Si stima che in Burkina Faso siano circa 3,3 milioni le persone in condizione di insicurezza alimentare: una crisi aggravata dall’impatto del Covid19 che ha ridotto la possibilità di guadagni per coprire i bisogni giornalieri in una nazione già scossa dal conflitto e dai cambiamenti climatici.
Nei programmi elaborati dai tanti Paesi occidentali per combattere la crisi economica post Covid, esiste un vuoto in merito al settore agricolo e alimentare: tuttavia, pochissimi hanno colto l’allarme dell’ONU e della FAO che proprio la sicurezza alimentare e la fame saranno la prima conseguenza della pandemia. Le notizie dal Burkina Faso, come accade anche in tanti altri Paesi, dimostrano ancora una volta che non esiste pace senza sicurezza alimentare e non ci possiamo quindi stupire dell’aumento dei fenomeni migratori: se pensiamo che in futuro si sposteranno milioni di persone, oltre che per guerre anche per carestie, non ci sarà regolazione di flussi che tenga.
Per questo dobbiamo lavorare e cooperare con quei territori per favorirne lo sviluppo e un’economia adeguata, insegnando loro a produrre cibo in maniera sostenibile: ciò mitigherebbe in maniera sensibile gli spostamenti delle persone, poiché se in un Paese non si vive bene, andarsene sarebbe la prima cosa che chiunque farebbe. L’Italia è stata la prima nazione a lanciare questo dibattito a livello multilaterale: per questo insieme al Governo abbiamo creato la Fao Food Coalition che in un solo mese ha raccolto il supporto di 40 Paesi, inclusi Stati Uniti, Cina, Russia.

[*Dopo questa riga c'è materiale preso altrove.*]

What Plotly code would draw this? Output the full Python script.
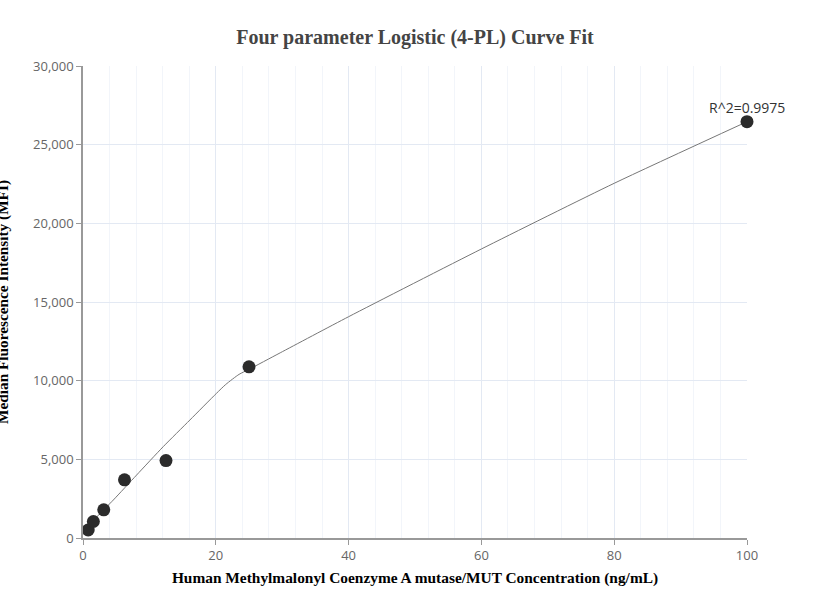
import plotly.graph_objects as go

# Measured standards
conc = [0.78, 1.56, 3.125, 6.25, 12.5, 25, 100]
mfi = [510, 1050, 1790, 3700, 4920, 10880, 26460]

# Fitted curve
curve_x = [0.78, 2, 4.57, 8.07, 12.08, 16.1, 20.1, 21.5, 23.5, 25, 29.7, 40, 60, 80, 100]
curve_y = [560, 1300, 2415, 4000, 5805, 7500, 9195, 9760, 10400, 10720, 11770, 14065, 18370, 22545, 26460]

r2_label = "R^2=0.9975"
title = "Four parameter Logistic (4-PL) Curve Fit"
x_title = "Human Methylmalonyl Coenzyme A mutase/MUT Concentration (ng/mL)"
y_title = "Median Fluorescence Intensity (MFI)"

fig = go.Figure()
fig.add_trace(go.Scatter(x=curve_x, y=curve_y, mode="lines",
                         line=dict(color="#777777", width=1, shape="spline", smoothing=0.6),
                         hoverinfo="skip", showlegend=False))
fig.add_trace(go.Scatter(x=conc, y=mfi, mode="markers", cliponaxis=False,
                         marker=dict(color="#2b2b2b", size=13),
                         showlegend=False))

fig.add_annotation(x=conc[-1], y=mfi[-1], text=r2_label, showarrow=False,
                   yshift=14, font=dict(family="Open Sans", size=14, color="#333333"))
fig.add_annotation(xref="paper", yref="paper", x=-0.1205, y=0.5, text="<b>" + y_title + "</b>",
                   textangle=-90, showarrow=False, xanchor="center", yanchor="middle",
                   font=dict(family="Liberation Serif", size=15.3, color="#000000"))

fig.update_layout(
    width=830, height=616,
    margin=dict(l=83, r=83, t=66, b=78),
    paper_bgcolor="white", plot_bgcolor="white",
    title=dict(text="<b>" + title + "</b>", x=0.5, xanchor="center", y=1 - 37 / 616, yanchor="middle",
               font=dict(family="Liberation Serif", size=20, color="#444444")),
    font=dict(family="Open Sans", size=13, color="#666666"),
)
fig.update_xaxes(range=[0, 100], dtick=20, showline=True, linecolor="#999999", linewidth=1.5,
                 ticks="outside", ticklen=5, tickcolor="#999999",
                 showgrid=True, gridcolor="#e3e9f3", gridwidth=1, zeroline=False,
                 minor=dict(dtick=4, showgrid=True, gridcolor="#f2f5fa", gridwidth=1),
                 title=dict(text="<b>" + x_title + "</b>", standoff=9,
                            font=dict(family="Liberation Serif", size=15.4, color="#000000")),
                 tickfont=dict(size=13, color="#666666"))
fig.update_yaxes(range=[0, 30000], dtick=5000, tickformat=",d", showline=True,
                 linecolor="#999999", linewidth=1.5, ticks="outside", ticklen=5, tickcolor="#999999",
                 showgrid=True, gridcolor="#e3e9f3", gridwidth=1, zeroline=False,
                 tickfont=dict(size=13, color="#666666"))

fig.write_html("out.html", config={"displayModeBar": False},
               post_script="document.body.style.margin='0px';")
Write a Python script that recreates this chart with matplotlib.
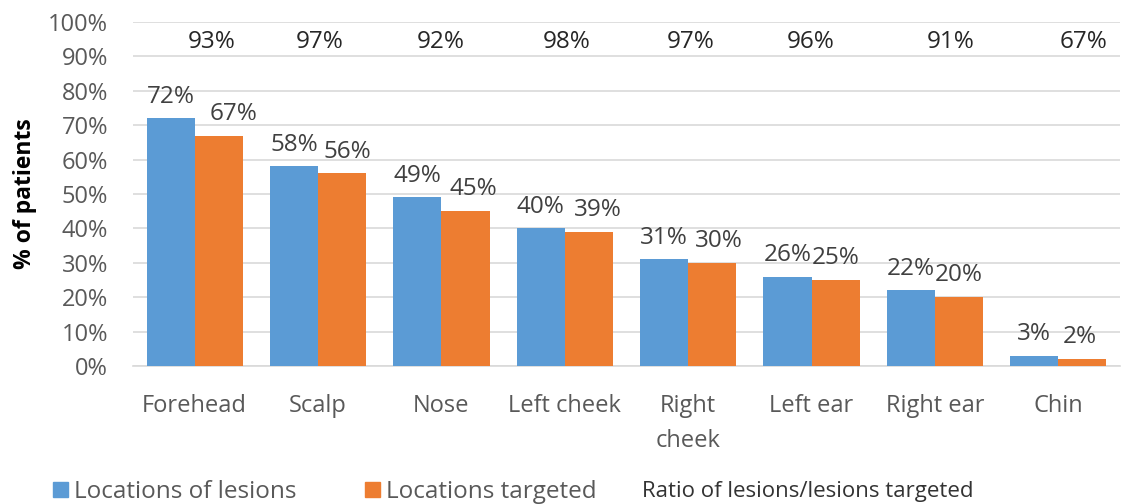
import matplotlib
matplotlib.use("Agg")
import matplotlib.pyplot as plt
import numpy as np
from matplotlib.patches import Patch

plt.rcParams['font.family'] = ['Open Sans', 'DejaVu Sans']

categories = ["Forehead", "Scalp", "Nose", "Left cheek", "Right\ncheek",
              "Left ear", "Right ear", "Chin"]
lesions = [72, 58, 49, 40, 31, 26, 22, 3]
targeted = [67, 56, 45, 39, 30, 25, 20, 2]
ratio = [93, 97, 92, 98, 97, 96, 91, 67]
yticks = [0, 10, 20, 30, 40, 50, 60, 70, 80, 90, 100]

# label nudges (pixels) as placed in the original
ratio_nudge_px = [17, 2, -1, 2, 3, -1, 16, 25]
orange_nudge_px = [15, 5, 8, 9, 7, 0, 0, -3]

BLUE = "#5B9BD5"
ORANGE = "#ED7D31"
FS = 17

fig = plt.figure(figsize=(11.23, 5.04), dpi=100)
ax = fig.add_axes([133/1123, 1 - 366/504, 987/1123, 344/504])

x = np.arange(len(categories))
w = 0.39
ax.bar(x - w/2, lesions, w, color=BLUE, zorder=3)
ax.bar(x + w/2, targeted, w, color=ORANGE, zorder=3)

px2pt = 72 / 100
for xi, v in zip(x - w/2, lesions):
    ax.annotate(f"{v}%", (xi, v), xytext=(0, 7), textcoords="offset points",
                ha="center", va="bottom", fontsize=17.5, color="#404040")
for xi, v, n in zip(x + w/2, targeted, orange_nudge_px):
    ax.annotate(f"{v}%", (xi, v), xytext=(n * px2pt, 7), textcoords="offset points",
                ha="center", va="bottom", fontsize=17.5, color="#404040")
for xi, v, n in zip(x, ratio, ratio_nudge_px):
    ax.annotate(f"{v}%", (xi, 92.4), xytext=(n * px2pt, 0), textcoords="offset points",
                ha="center", va="baseline", fontsize=17.5, color="#262626")

ax.set_xlim(-0.5, len(categories) - 0.5)
ax.set_ylim(0, 100)
ax.set_yticks(yticks)
ax.set_yticklabels([f"{t}%" for t in yticks])
ax.set_xticks(x)
ax.set_xticklabels(categories, linespacing=1.6)
ax.tick_params(axis="y", length=0, pad=18, labelsize=FS, labelcolor="#595959")
ax.tick_params(axis="x", length=0, pad=20, labelsize=FS, labelcolor="#595959")
ax.grid(axis="y", color="#d9d9d9", lw=1.2, zorder=0)
ax.set_axisbelow(True)
for s in ["top", "right", "left"]:
    ax.spines[s].set_visible(False)
ax.spines["bottom"].set_color("#d9d9d9")
ax.spines["bottom"].set_linewidth(1.2)

fig.text(25/1123, 1 - 194/504, "% of patients", rotation=90, ha="center",
         va="center", fontsize=16.5, fontweight="bold", color="#000000")

handles = [Patch(color=BLUE), Patch(color=ORANGE)]
fig.legend(handles, ["Locations of lesions", "Locations targeted"],
           loc="center left", bbox_to_anchor=(53/1123, 1 - 492/504), ncol=2,
           frameon=False, fontsize=17.5, handlelength=0.62, handleheight=0.62,
           handletextpad=0.25, columnspacing=2.8, labelcolor="#595959",
           borderpad=0, borderaxespad=0)
fig.text(642/1123, 1 - 492/504, "Ratio of lesions/lesions targeted",
         ha="left", va="center", fontsize=16, color="#333333")

fig.savefig("out.png", dpi=100)
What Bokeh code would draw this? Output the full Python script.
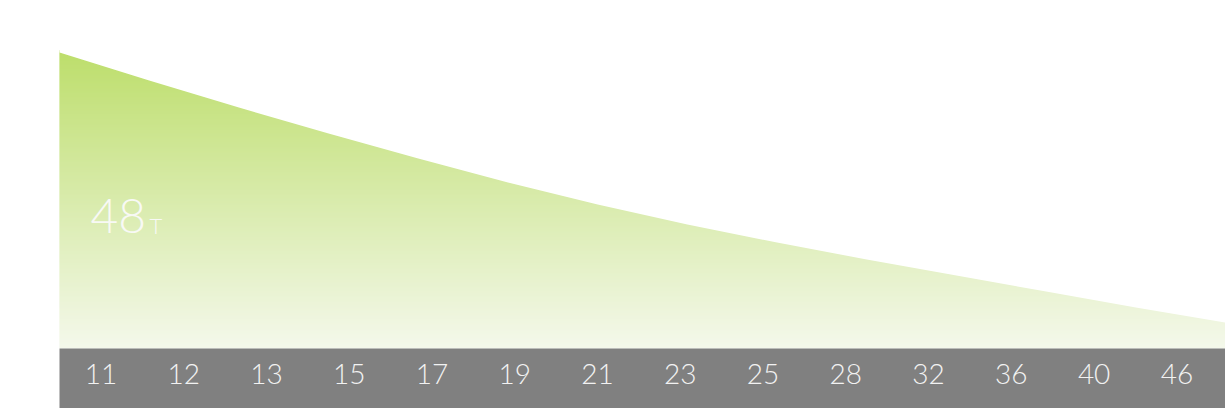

La pandemia in corso ci impone un rinnovato impegno per contrastarne gli effetti avversi nel medio e lungo termine sui sistemi alimentari e sull’agricoltura: per questo l’Italia, data la grande esperienza nel settore #agroalimentare, è chiamata a giocare un ruolo da protagonista per accompagnare i Paesi più svantaggiati nella creazione di sistemi alimentari resilienti e di filiere sostenibili, al fine di evitare che la crisi sanitaria diventi anche una crisi alimentare senza precedenti.